Campbell pays close attention to who’s appointed to attaché roles. ‘Essentially they are messengers and trusted confidantes from Australia and from the ADF to our partner nations and militaries. They matter because we want to build relationships that prevent or deter conflict, and we want to be able to respond, if necessary, with more than simply Australia’s capacity, but rather the capacity and power of a community of nations.’

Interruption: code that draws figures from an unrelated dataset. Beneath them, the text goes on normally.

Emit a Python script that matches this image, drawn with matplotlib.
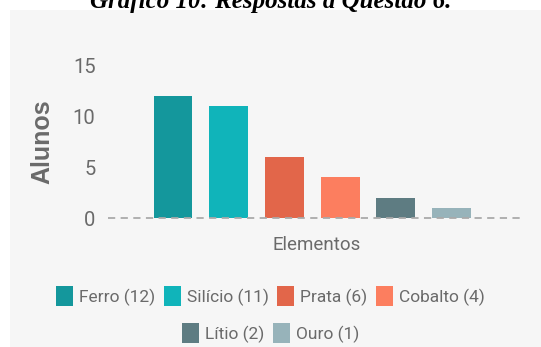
import matplotlib.pyplot as plt
from matplotlib.patches import Rectangle

elementos = ['Ferro', 'Silício', 'Prata', 'Cobalto', 'Lítio', 'Ouro']
alunos = [12, 11, 6, 4, 2, 1]
cores = ['#14979c', '#10b4ba', '#e2664a', '#fc7e5f', '#5e7c82', '#97b3ba']
yticks = [0, 5, 10, 15]

fonte = ['Roboto', 'DejaVu Sans']
cinza = '#6a6a6a'

fig = plt.figure(figsize=(5.41, 3.47), dpi=100)
fig.patch.set_facecolor('white')

# painel cinza claro atrás do gráfico
fig.add_artist(Rectangle((10 / 541, 0), 1, 1 - 10 / 347,
                         transform=fig.transFigure, facecolor='#f6f6f6',
                         edgecolor='none', zorder=0))

fig.text(0.5, 1 - 8 / 347, 'Gráfico 10: Respostas à Questão 6.',
         ha='center', va='baseline', fontsize=18, fontweight='bold',
         fontstyle='italic', family='Liberation Serif', color='black')

ax = fig.add_axes([108 / 541, 1 - 218 / 347, 417 / 541, 152.5 / 347])
ax.set_facecolor('none')

x = list(range(len(alunos)))
barras = ax.bar(x, alunos, width=0.70, color=cores, zorder=2)

ax.axhline(0, color='#aaaaaa', lw=1.3, ls=(0, (4, 3)), zorder=3, clip_on=False)

ax.set_xlim(-1.167, 6.32)
ax.set_ylim(0, 15)
ax.set_yticks(yticks)
ax.set_xticks([])
ax.tick_params(axis='y', length=0, pad=9, labelsize=14.5, labelcolor=cinza)
for t in ax.get_yticklabels():
    t.set_family(fonte)
for s in ax.spines.values():
    s.set_visible(False)

ax.set_xlabel('Elementos', fontsize=13.5, color=cinza, family=fonte, labelpad=13)
ax.set_ylabel('Alunos', fontsize=18, fontweight='bold', color=cinza,
              family=['Liberation Sans', 'DejaVu Sans'], labelpad=13)

rotulos = [f'{e} ({v})' for e, v in zip(elementos, alunos)]
opts = dict(frameon=False, handlelength=0.98, handleheight=1.44,
            handletextpad=0.35, columnspacing=0.5, borderaxespad=0,
            prop={'family': fonte, 'size': 12.5}, labelcolor=cinza)

leg1 = fig.legend(barras[:4], rotulos[:4], ncol=4, loc='center',
                  bbox_to_anchor=(0.5, 1 - 296 / 347), **opts)
leg2 = fig.legend(barras[4:], rotulos[4:], ncol=2, loc='center',
                  bbox_to_anchor=(0.5, 1 - 333 / 347), **opts)

plt.savefig('out.png', dpi=100)
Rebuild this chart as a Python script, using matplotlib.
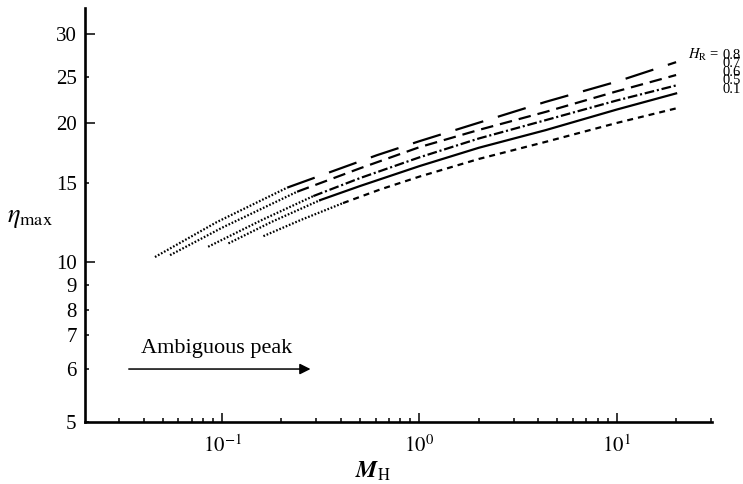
import numpy as np
import matplotlib
matplotlib.use('Agg')
import matplotlib.pyplot as plt

plt.rcParams['font.family'] = ['Liberation Serif', 'DejaVu Serif']
plt.rcParams['mathtext.fontset'] = 'stix'
plt.rcParams['lines.scale_dashes'] = False

# H_R curves: M_H vs eta_max
hr_labels = ['0.8', '0.7', '0.6', '0.5', '0.1']

m_08 = [0.0457, 0.094, 0.214, 0.61, 1.0, 2.58, 4.36, 10, 20]
eta_08 = [10.25, 12.28, 14.68, 17.18, 18.37, 20.74, 22.18, 24.44, 26.6]

m_07 = [0.0545, 0.1, 0.24, 0.5, 1.0, 2.0, 4.36, 10, 20]
eta_07 = [10.35, 11.93, 14.37, 16.13, 17.85, 19.39, 21.14, 23.33, 25.2]

m_06 = [0.085, 0.16, 0.29, 0.5, 1.0, 2.0, 4.36, 10, 20]
eta_06 = [10.81, 12.43, 14.05, 15.39, 17.0, 18.61, 20.32, 22.33, 24.0]

m_05 = [0.1077, 0.178, 0.314, 0.5, 1.0, 2.0, 4.36, 10, 20]
eta_05 = [11.0, 12.29, 13.76, 14.8, 16.3, 17.8, 19.37, 21.38, 23.1]

m_01 = [0.162, 0.25, 0.41, 0.63, 1.0, 2.0, 4.36, 10, 20]
eta_01 = [11.42, 12.41, 13.55, 14.53, 15.5, 16.87, 18.31, 20.05, 21.5]

# below these M_H the peak is ambiguous (dotted part)
m_ambig = [0.214, 0.24, 0.29, 0.314, 0.41]

styles = [(0, (21, 11)), (0, (9, 5)), (0, (7, 2, 1.5, 2)), '-', (0, (4.3, 3.6))]
dotted = (0, (1.2, 1.3))

# y axis of the original is only roughly logarithmic: calibrate on its ticks
eta_ticks = [5, 6, 7, 8, 9, 10, 15, 20, 25, 30]
tick_px = [0, 52.7, 86.7, 111.7, 136.7, 160, 238.4, 298.4, 345, 388.4]

kx = np.log10(eta_ticks)
ky = np.array(tick_px)
lo_slope = (ky[1] - ky[0]) / (kx[1] - kx[0])
hi_slope = (ky[-1] - ky[-2]) / (kx[-1] - kx[-2])
kx = np.concatenate([[-6], kx, [6]])
ky = np.concatenate([[ky[0] - lo_slope * (kx[1] + 6)], ky, [ky[-1] + hi_slope * (6 - kx[-2])]])


def fwd(y):
    y = np.clip(np.asarray(y, float), 1e-6, 1e6)
    return np.interp(np.log10(y), kx, ky)


def inv(s):
    return 10 ** np.interp(np.asarray(s, float), ky, kx)


fig = plt.figure(figsize=(7.43, 4.84), dpi=100)
ax = fig.add_axes([85 / 743, 62.3 / 484, 626.7 / 743, 413.7 / 484])
ax.set_xscale('log')
ax.set_yscale('function', functions=(fwd, inv))

curves = [(m_08, eta_08), (m_07, eta_07), (m_06, eta_06), (m_05, eta_05), (m_01, eta_01)]
for (m, eta), ls, split in zip(curves, styles, m_ambig):
    m = np.array(m)
    eta = np.array(eta)
    a = m <= split
    b = m >= split
    ax.plot(m[a], eta[a], color='black', lw=1.6, linestyle=dotted)
    ax.plot(m[b], eta[b], color='black', lw=1.6, linestyle=ls)

ax.set_xlim(0.0202, 30.3)
ax.set_ylim(5, 33.4)

for s in ['top', 'right']:
    ax.spines[s].set_visible(False)
for s in ['left', 'bottom']:
    ax.spines[s].set_linewidth(1.9)

ax.yaxis.set_major_locator(matplotlib.ticker.FixedLocator([10, 20, 30]))
ax.yaxis.set_minor_locator(matplotlib.ticker.FixedLocator([5, 6, 7, 8, 9, 15, 25]))
ax.yaxis.set_major_formatter(matplotlib.ticker.FormatStrFormatter('%d'))
ax.yaxis.set_minor_formatter(matplotlib.ticker.FormatStrFormatter('%d'))

ax.xaxis.set_major_locator(matplotlib.ticker.FixedLocator([0.1, 1, 10]))
ax.xaxis.set_major_formatter(matplotlib.ticker.FixedFormatter([r'$10^{-1}$', r'$10^{0}$', r'$10^{1}$']))
ax.xaxis.set_minor_locator(matplotlib.ticker.LogLocator(base=10, subs=np.arange(2, 10), numticks=20))
ax.xaxis.set_minor_formatter(matplotlib.ticker.NullFormatter())

ax.tick_params(which='both', direction='in', width=1.1, labelsize=15)
ax.tick_params(axis='y', which='major', length=7, pad=6)
ax.tick_params(axis='y', which='minor', length=3, pad=6)
ax.tick_params(axis='x', which='major', length=6.5, pad=10)
ax.tick_params(axis='x', which='minor', length=3)

ax.set_ylabel(r'$\eta_{\mathrm{max}}$', fontsize=19, rotation=0, va='center')
ax.yaxis.set_label_coords(-0.088, 0.49)
ax.set_xlabel(r'$\mathbfit{M}_{\mathrm{H}}$', fontsize=17, va='baseline')
ax.xaxis.set_label_coords(0.459, -0.136)

# curve labels at the right end, stacked tightly as in the original
ax.text(1.012, 0.886, r'$H_{\mathrm{R}}$ =', transform=ax.transAxes, fontsize=10.5,
        ha='right', va='center')
ax.text(1.0175, 0.902, '\n'.join(hr_labels), transform=ax.transAxes, fontsize=10.5,
        ha='left', va='top', linespacing=0.56)

ax.annotate('', xy=(0.29, 6), xytext=(0.0326, 6),
            arrowprops=dict(arrowstyle='-|>', lw=1.1, color='black', mutation_scale=16))
ax.text(0.0943, 6.45, 'Ambiguous peak', fontsize=16, ha='center', va='baseline')

fig.savefig('out.png', dpi=100)
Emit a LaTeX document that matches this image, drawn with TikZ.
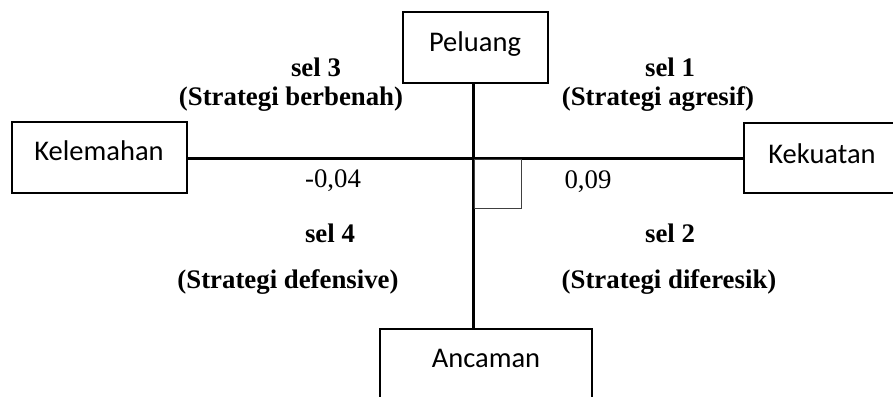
\documentclass[tikz,border=0pt]{standalone}
\usepackage{fontspec}
\setmainfont{Liberation Serif}
\newfontfamily\boxfont{Carlito}
\begin{document}
\begin{tikzpicture}[x=1pt,y=-1pt,
  boxn/.style={draw, line width=1.3pt, inner sep=0pt, outer sep=0pt},
  boxtxt/.style={anchor=base, inner sep=0pt, font=\boxfont\fontsize{28.5}{34}\selectfont},
  celltxt/.style={anchor=base, inner sep=0pt, font=\bfseries\fontsize{26.8}{32}\selectfont},
  numtxt/.style={anchor=base, inner sep=0pt, font=\fontsize{26.8}{32}\selectfont},
  axisline/.style={line width=3pt}]
\useasboundingbox (0,0) rectangle (893,396);
\clip (0,0) rectangle (893,396);
% boxes
\node[boxn, minimum width=175pt, minimum height=71pt] (kel) at (99.5,157.5) {};
\node[boxn, minimum width=145pt, minimum height=71pt] (pel) at (475.5,47.5) {};
\node[boxn, minimum width=161pt, minimum height=70pt] (kek) at (824.5,158) {};
\node[boxn, minimum width=212pt, minimum height=81pt] (anc) at (486,369.5) {};
% box texts
\node[boxtxt] (tpel) at (475,52) {Peluang};
\node[boxtxt] (tkel) at (99,160) {Kelemahan};
\node[boxtxt] (tkek) at (822,163) {Kekuatan};
\node[boxtxt] (tanc) at (486,367) {Ancaman};
% axes
\coordinate (c) at (473,158);
\draw[axisline] (kel.east |- c) -- (kek.west |- c);
\draw[axisline] (pel.south -| c) -- (anc.north -| c);
% small square
\node[draw, line width=0.9pt, draw=black!75, minimum width=47pt, minimum height=49pt, inner sep=0pt, anchor=north west] (sq) at (473.5,158.5) {};
% cell texts
\node[celltxt] (s3) at (316,76) {sel 3};
\node[celltxt] (s3b) at (291,105) {(Strategi berbenah)};
\node[celltxt] (s1) at (670,76) {sel 1};
\node[celltxt] (s1b) at (658,105) {(Strategi agresif)};
\node[celltxt] (s4) at (330,242) {sel 4};
\node[celltxt] (s4b) at (288,288) {(Strategi defensive)};
\node[celltxt] (s2) at (670,242) {sel 2};
\node[celltxt] (s2b) at (669,288) {(Strategi diferesik)};
% numbers
\node[numtxt] (n1) at (333,187) {-0,04};
\node[numtxt] (n2) at (588,188) {0,09};
\end{tikzpicture}
\end{document}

Australia’s strategic policy documents carry three essential messages, says Campbell. ‘We are trying to shape in ways that build a secure world, particularly in our near region. We’re trying to deter the inclination that countries can successfully achieve their goals through force. But, if necessary, we want the capacity to respond if deterrence fails. And that capacity to respond, from my perspective, should always be with more than the sum total of power and effect that Australia can generate alone.’